**Exercise instructions:** Copy out exactly the lines spanning the line with "Write a Python" to the line with "import pandas as pd", inclusive, from the data underneath, with no pictures.

(Figure scripts)
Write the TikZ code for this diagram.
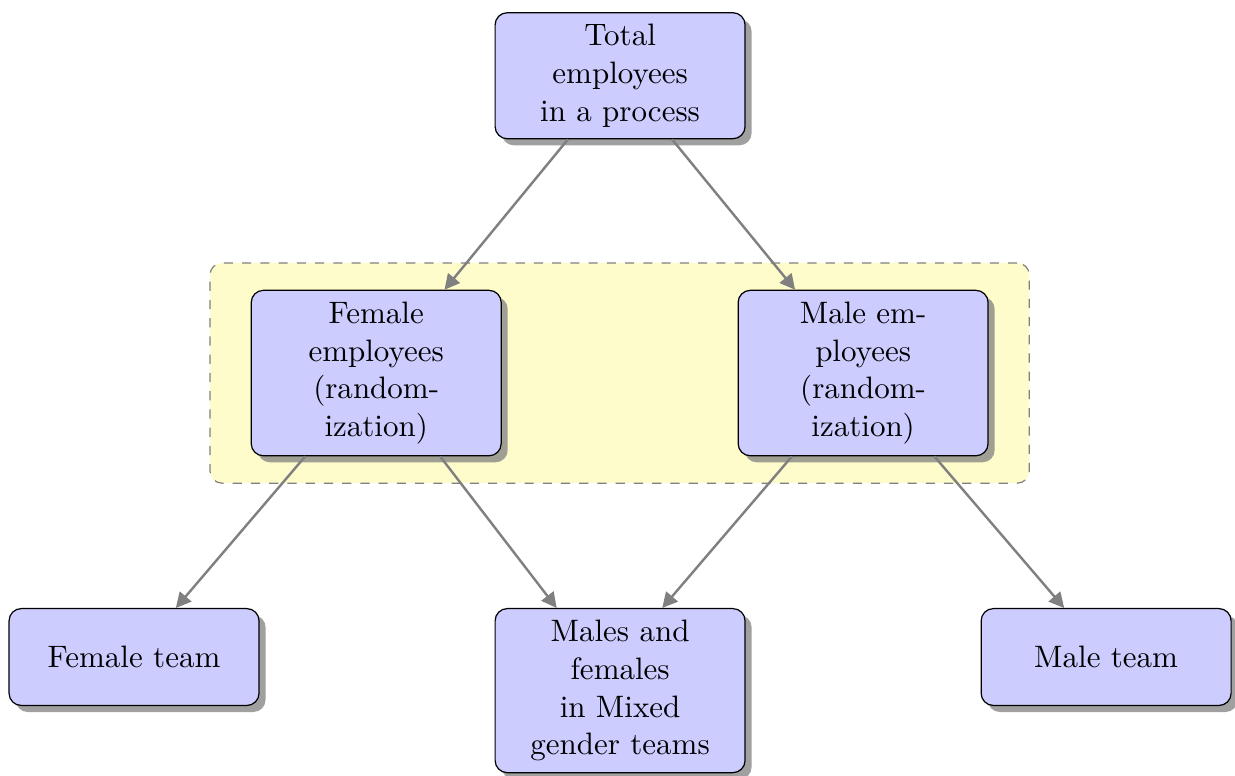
\documentclass[tikz,border=0pt]{standalone}
\usetikzlibrary{arrows.meta,shadows,fit,backgrounds}
\tikzset{
    block/.style={rectangle, draw, fill=blue!20, rounded corners, drop shadow={opacity=0.75},
        font=\fontsize{10.2}{12.4}\selectfont, inner ysep=3.8pt,
        text width=6em, align=center, minimum width=2.89cm, minimum height=1.12cm},
    line/.style={draw=gray, thick, -{Triangle[length=5pt, width=5pt]}},
    group/.style={draw=gray, dashed, fill=yellow!20, rounded corners,
        inner xsep=0.47cm, inner ysep=0.31cm}
}
\begin{document}
\begin{tikzpicture}
    \useasboundingbox (0,0) rectangle (14.28,-8.97);

    % Top node
    \node[block, anchor=north] (total) at (7.17,-0.14) {Total employees in a process};

    % Randomized groups
    \node[block, anchor=north] (female) at (4.35,-3.35) {Female employees (randomization)};
    \node[block, anchor=north] (male) at (9.98,-3.35) {Male employees (randomization)};

    % Teams
    \node[block, anchor=north] (femteam) at (1.55,-7.03) {Female team};
    \node[block, anchor=north] (mixed) at (7.17,-7.03) {Males and females in Mixed gender teams};
    \node[block, anchor=north] (malteam) at (12.79,-7.03) {Male team};

    % Background of the randomization step
    \begin{scope}[on background layer]
        \node[group, fit=(female)(male)] (random) {};
    \end{scope}

    % Arrows
    \draw[line] (total) -- (female);
    \draw[line] (total) -- (male);
    \draw[line] (female) -- (femteam);
    \draw[line] (female) -- (mixed);
    \draw[line] (male) -- (mixed.63);
    \draw[line] (male) -- (malteam);
\end{tikzpicture}
\end{document}
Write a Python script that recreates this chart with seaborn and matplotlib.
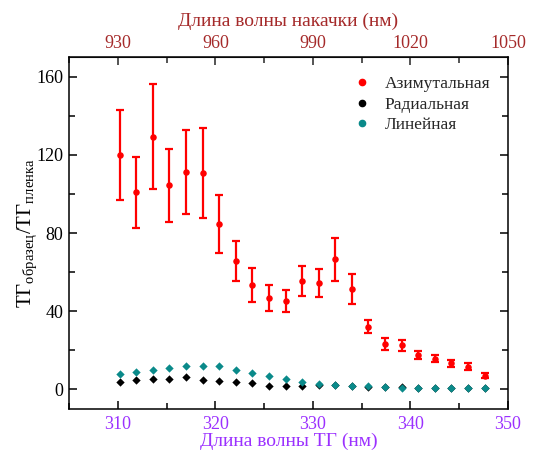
import matplotlib
matplotlib.use("Agg")
import matplotlib.pyplot as plt
from matplotlib.lines import Line2D
from matplotlib.ticker import MultipleLocator
import seaborn as sns
import pandas as pd

# ---- data ----
wl_thg = [310.2, 311.9, 313.6, 315.3, 317.0, 318.7, 320.4, 322.1, 323.8, 325.5,
          327.2, 328.9, 330.6, 332.3, 334.0, 335.7, 337.4, 339.1, 340.8, 342.5,
          344.2, 345.9, 347.6]
azim = [120.1, 100.8, 129.3, 104.5, 111.3, 110.6, 84.6, 65.6, 53.4, 46.8,
        45.4, 55.6, 54.4, 66.5, 51.4, 32.2, 23.1, 22.7, 17.5, 15.8,
        13.5, 11.7, 7.1]
azim_err = [23.0, 18.0, 27.0, 18.7, 21.5, 23.0, 15.0, 10.3, 8.9, 6.5,
            5.6, 7.7, 7.0, 11.2, 7.6, 3.2, 3.0, 2.8, 2.0, 2.0,
            1.8, 1.8, 1.3]
radial = [3.6, 4.6, 5.2, 5.4, 6.3, 4.7, 4.1, 3.7, 3.1, 2.0,
          1.9, 2.0, 2.5, 2.2, 1.6, 1.5, 1.3, 1.1, 1.0, 1.0,
          1.0, 1.0, 1.0]
linear = [7.8, 9.0, 9.7, 11.0, 12.2, 12.0, 12.0, 10.0, 8.6, 6.8,
          5.2, 3.9, 3.0, 2.5, 1.7, 1.7, 1.3, 1.0, 1.0, 1.0,
          1.0, 1.0, 1.0]
series_names = ["Азимутальная", "Радиальная", "Линейная"]
bottom_ticks = [310, 320, 330, 340, 350]
top_ticks = [930, 960, 990, 1020, 1050]
y_ticks = [0, 40, 80, 120, 160]

# ---- style ----
sns.set_style("ticks")
plt.rcParams["font.family"] = ["Liberation Serif", "DejaVu Serif"]
plt.rcParams["mathtext.fontset"] = "custom"
plt.rcParams["mathtext.rm"] = "Liberation Serif"
plt.rcParams["mathtext.it"] = "Liberation Serif"

RED = "#ff0000"
TEAL = "#0a8a8a"
PURPLE = "#9b30ff"
DARKRED = "#a52a2a"

fig = plt.figure(figsize=(5.33, 4.53), dpi=100)
ax = fig.add_axes([0.1295, 0.0971, 0.8235, 0.7769])

df_a = pd.DataFrame({"x": wl_thg, "y": azim})
df_r = pd.DataFrame({"x": wl_thg, "y": radial})
df_l = pd.DataFrame({"x": wl_thg, "y": linear})

ax.errorbar(wl_thg, azim, yerr=azim_err, fmt="none", ecolor=RED,
            elinewidth=1.6, capsize=3.2, capthick=1.6, zorder=2)
sns.scatterplot(data=df_a, x="x", y="y", ax=ax, color=RED, marker="o",
                s=22, edgecolor=RED, linewidth=0, zorder=3)
sns.scatterplot(data=df_r, x="x", y="y", ax=ax, color="black", marker="D",
                s=18, edgecolor="black", linewidth=0, zorder=3)
sns.scatterplot(data=df_l, x="x", y="y", ax=ax, color=TEAL, marker="D",
                s=18, edgecolor=TEAL, linewidth=0, zorder=4)

ax.set_xlim(305, 350)
ax.set_ylim(-10, 170)
ax.set_xticks(bottom_ticks)
ax.xaxis.set_minor_locator(MultipleLocator(5))
ax.set_yticks(y_ticks)
ax.yaxis.set_minor_locator(MultipleLocator(20))

for s in ax.spines.values():
    s.set_visible(True)
    s.set_linewidth(1.1)
    s.set_color("black")

ax.tick_params(axis="both", which="both", direction="in", top=False, right=True,
               width=1.1, color="black")
ax.tick_params(which="major", length=6)
ax.tick_params(which="minor", length=4)
ax.tick_params(axis="x", labelsize=13, labelcolor=PURPLE, pad=5)
ax.tick_params(axis="y", labelsize=13, labelcolor="black", pad=4)

ax.set_xlabel("Длина волны ТГ (нм)", fontsize=14, color=PURPLE, labelpad=0)
ax.set_ylabel(r"$\mathregular{ТГ_{образец}/ТГ_{пленка}}$", fontsize=15,
              color="black", labelpad=-2)

sec = ax.secondary_xaxis("top", functions=(lambda x: 3 * x, lambda x: x / 3))
sec.set_xticks(top_ticks)
sec.xaxis.set_minor_locator(MultipleLocator(15))
sec.tick_params(axis="x", which="both", direction="in", width=1.1,
                labelsize=13, labelcolor=DARKRED, pad=4)
sec.tick_params(which="major", length=6)
sec.tick_params(which="minor", length=4)
sec.set_xlabel("Длина волны накачки (нм)", fontsize=14, color=DARKRED,
               labelpad=6)

handles = [Line2D([], [], linestyle="none", marker="o", markersize=4.5,
                  color=c) for c in [RED, "black", TEAL]]
ax.legend(handles, series_names, loc="upper right", frameon=False,
          fontsize=12.5, handlelength=1.0, handletextpad=0.8, labelspacing=0.25,
          bbox_to_anchor=(0.995, 0.99))

fig.savefig("out.png", dpi=100)
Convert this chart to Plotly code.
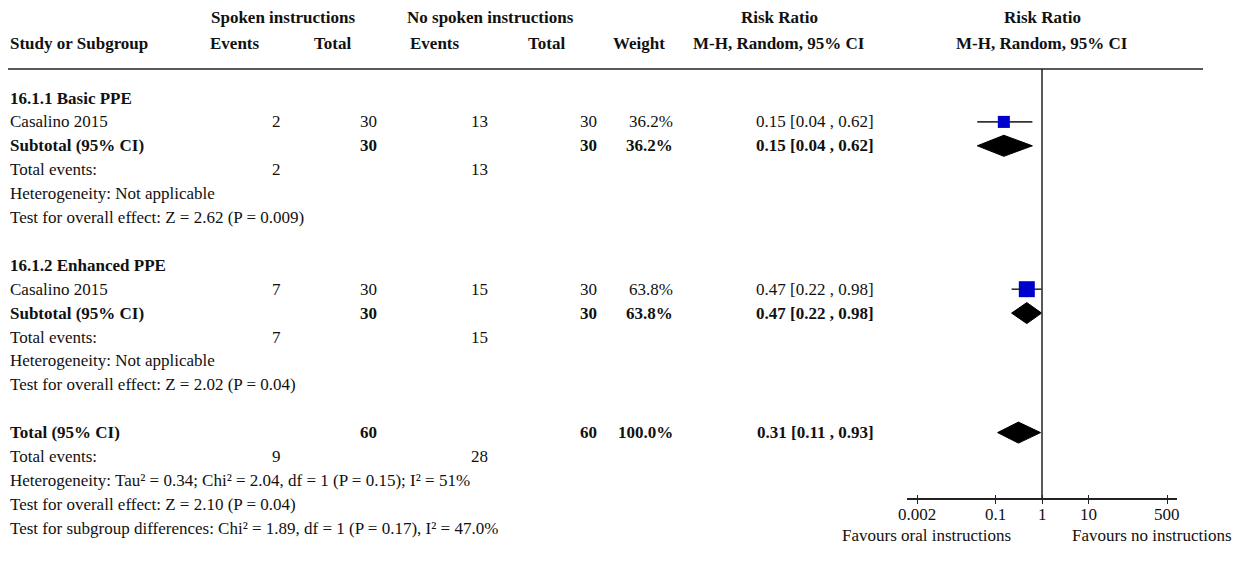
"""Forest plot: spoken vs no spoken instructions (Risk Ratio, M-H random)."""

import numpy as np
import plotly.graph_objects as go

# ---- data -----------------------------------------------------------------
subgroups = ["16.1.1 Basic PPE", "16.1.2 Enhanced PPE"]
studies = ["Casalino 2015", "Casalino 2015"]
spoken_events = [2, 7]
spoken_total = [30, 30]
none_events = [13, 15]
none_total = [30, 30]
weights = [36.2, 63.8]
rr = [0.15, 0.47]
rr_lo = [0.04, 0.22]
rr_hi = [0.62, 0.98]

sub_rr = [0.15, 0.47]
sub_lo = [0.04, 0.22]
sub_hi = [0.62, 0.98]
sub_het = ["Heterogeneity: Not applicable", "Heterogeneity: Not applicable"]
sub_test = ["Test for overall effect: Z = 2.62 (P = 0.009)",
            "Test for overall effect: Z = 2.02 (P = 0.04)"]

total_rr = 0.31
total_lo = 0.11
total_hi = 0.93
total_events = [9, 28]
total_n = [60, 60]
total_weight = 100.0
total_het = "Heterogeneity: Tau² = 0.34; Chi² = 2.04, df = 1 (P = 0.15); I² = 51%"
total_test = "Test for overall effect: Z = 2.10 (P = 0.04)"
subgroup_test = "Test for subgroup differences: Chi² = 1.89, df = 1 (P = 0.17), I² = 47.0%"

null_rr = 1
tick_vals = [0.002, 0.1, 1, 10, 500]
tick_text = ["0.002", "0.1", "1", "10", "500"]
favours = ["Favours oral instructions", "Favours no instructions"]

# ---- geometry (pixels of a 1245 x 572 page) -------------------------------
W, H = 1245, 572
ROW0_PX, ROW_PX = 98, 23.9        # centre of first body row, row pitch
AXIS_PX = 499                      # forest x-axis line
RULE_PX = 69                       # header rule
FONT = "Liberation Serif, Times New Roman, serif"
FS = 17
INK = "#111111"
BLUE = "#0000cc"
DIAMOND_H = 0.44                   # half-height of diamonds, in rows


def row_of(px):
    return (px - ROW0_PX) / ROW_PX


def xp(px):
    return px / W


fig = go.Figure()
ann = []


def txt(text, x, row, anchor="left", bold=False, xref="paper"):
    if bold:
        text = "<b>" + text + "</b>"
    ann.append(dict(text=text, x=xp(x) if xref == "paper" else x, xref=xref,
                    y=row, yref="y", xanchor=anchor, yanchor="middle",
                    showarrow=False, font=dict(family=FONT, size=FS, color=INK)))


def ci(v, lo, hi):
    return f"{v:.2f} [{lo:.2f} , {hi:.2f}]"


def diamond(est, lo, hi, row):
    fig.add_trace(go.Scatter(
        x=[lo, est, hi, est, lo], y=[row, row - DIAMOND_H, row, row + DIAMOND_H, row],
        mode="lines", fill="toself", fillcolor="black",
        line=dict(color="black", width=1), hoverinfo="skip"))


# ---- header ---------------------------------------------------------------
h1, h2 = row_of(17), row_of(43)
txt("Spoken instructions", 283, h1, "center", True)
txt("No spoken instructions", 490, h1, "center", True)
txt("Risk Ratio", 779, h1, "center", True)
txt("Risk Ratio", 1042, h1, "center", True)
txt("Study or Subgroup", 8, h2, "left", True)
txt("Events", 235, h2, "center", True)
txt("Total", 332, h2, "center", True)
txt("Events", 435, h2, "center", True)
txt("Total", 546, h2, "center", True)
txt("Weight", 639, h2, "center", True)
txt("M-H, Random, 95% CI", 779, h2, "center", True)
txt("M-H, Random, 95% CI", 1042, h2, "center", True)

# ---- body -----------------------------------------------------------------
C_EV1, C_N1, C_EV2, C_N2, C_W, C_CI = 283, 379, 490, 599, 675, 876
LX = 8
row = 0
study_rows = []
for g, name in enumerate(subgroups):
    txt(name, LX, row, bold=True)
    row += 1
    txt(studies[g], LX, row)
    txt(str(spoken_events[g]), C_EV1, row, "right")
    txt(str(spoken_total[g]), C_N1, row, "right")
    txt(str(none_events[g]), C_EV2, row, "right")
    txt(str(none_total[g]), C_N2, row, "right")
    txt(f"{weights[g]:.1f}%", C_W, row, "right")
    txt(ci(rr[g], rr_lo[g], rr_hi[g]), C_CI, row, "right")
    fig.add_trace(go.Scatter(x=[rr_lo[g], rr_hi[g]], y=[row, row], mode="lines",
                             line=dict(color="#333333", width=1.6), hoverinfo="skip"))
    study_rows.append(row)
    row += 1
    txt("Subtotal (95% CI)", LX, row, bold=True)
    txt(str(spoken_total[g]), C_N1, row, "right", True)
    txt(str(none_total[g]), C_N2, row, "right", True)
    txt(f"{weights[g]:.1f}%", C_W, row, "right", True)
    txt(ci(sub_rr[g], sub_lo[g], sub_hi[g]), C_CI, row, "right", True)
    diamond(sub_rr[g], sub_lo[g], sub_hi[g], row)
    row += 1
    txt("Total events:", LX, row)
    txt(str(spoken_events[g]), C_EV1, row, "right")
    txt(str(none_events[g]), C_EV2, row, "right")
    row += 1
    txt(sub_het[g], LX, row)
    row += 1
    txt(sub_test[g], LX, row)
    row += 2

txt("Total (95% CI)", LX, row, bold=True)
txt(str(total_n[0]), C_N1, row, "right", True)
txt(str(total_n[1]), C_N2, row, "right", True)
txt(f"{total_weight:.1f}%", C_W, row, "right", True)
txt(ci(total_rr, total_lo, total_hi), C_CI, row, "right", True)
diamond(total_rr, total_lo, total_hi, row)
row += 1
txt("Total events:", LX, row)
txt(str(total_events[0]), C_EV1, row, "right")
txt(str(total_events[1]), C_EV2, row, "right")
row += 1
txt(total_het, LX, row)
row += 1
txt(total_test, LX, row)
row += 1
txt(subgroup_test, LX, row)

# study squares, sized by weight
fig.add_trace(go.Scatter(
    x=rr, y=study_rows, mode="markers", hoverinfo="skip",
    marker=dict(symbol="square", color=BLUE, opacity=1, line=dict(width=0),
                size=[20 * np.sqrt(w / 100) for w in weights])))

# invisible trace to carry the upper tick marks
fig.add_trace(go.Scatter(x=[null_rr], y=[0], xaxis="x2", mode="markers",
                         marker=dict(opacity=0), hoverinfo="skip"))

# tick labels (annotation x on a log axis is log10 of the value) and favours labels
tick_row = row_of(514)
for v, s in zip(tick_vals, tick_text):
    txt(s, float(np.log10(v)), tick_row, "center", xref="x")
fav_row = row_of(535)
txt(favours[0], 926, fav_row, "center")
txt(favours[1], 1152, fav_row, "center")

# header rule and null line
shapes = [
    dict(type="line", xref="paper", yref="y", x0=xp(8), x1=xp(1203),
         y0=row_of(RULE_PX), y1=row_of(RULE_PX), line=dict(color="#222222", width=1.5)),
    dict(type="line", xref="x", yref="y", x0=null_rr, x1=null_rr,
         y0=row_of(RULE_PX), y1=row_of(AXIS_PX), line=dict(color="#222222", width=1.5)),
]

x_dom = [xp(907), xp(1177)]
x_rng = [-2.915, 2.915]
axis_pos = 1 - AXIS_PX / H

fig.update_layout(
    width=W, height=H, margin=dict(l=0, r=0, t=0, b=0),
    paper_bgcolor="white", plot_bgcolor="white", showlegend=False,
    annotations=ann, shapes=shapes,
    xaxis=dict(type="log", domain=x_dom, range=x_rng, anchor="free", position=axis_pos,
               showline=True, linecolor="#222222", linewidth=1.5, showgrid=False,
               zeroline=False, ticks="outside", ticklen=4, tickwidth=1.2,
               tickcolor="#222222", tickvals=tick_vals, showticklabels=False),
    xaxis2=dict(type="log", domain=x_dom, range=x_rng, overlaying="x", anchor="free",
                position=axis_pos, showline=False, showgrid=False, zeroline=False,
                ticks="inside", ticklen=4, tickwidth=1.2, tickcolor="#222222",
                tickvals=tick_vals, showticklabels=False),
    yaxis=dict(range=[row_of(H), row_of(0)], domain=[0, 1], visible=False),
)

# drop the default 8px page margin so the figure sits at the window origin
fig.write_html("out.html", config={"displayModeBar": False},
               post_script="document.body.style.margin='0px';")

**Output for this task:**
Write a Python script that recreates this chart with seaborn and matplotlib.
import matplotlib
matplotlib.use("Agg")
import matplotlib.pyplot as plt
from matplotlib.lines import Line2D
from matplotlib.ticker import MultipleLocator
import seaborn as sns
import pandas as pd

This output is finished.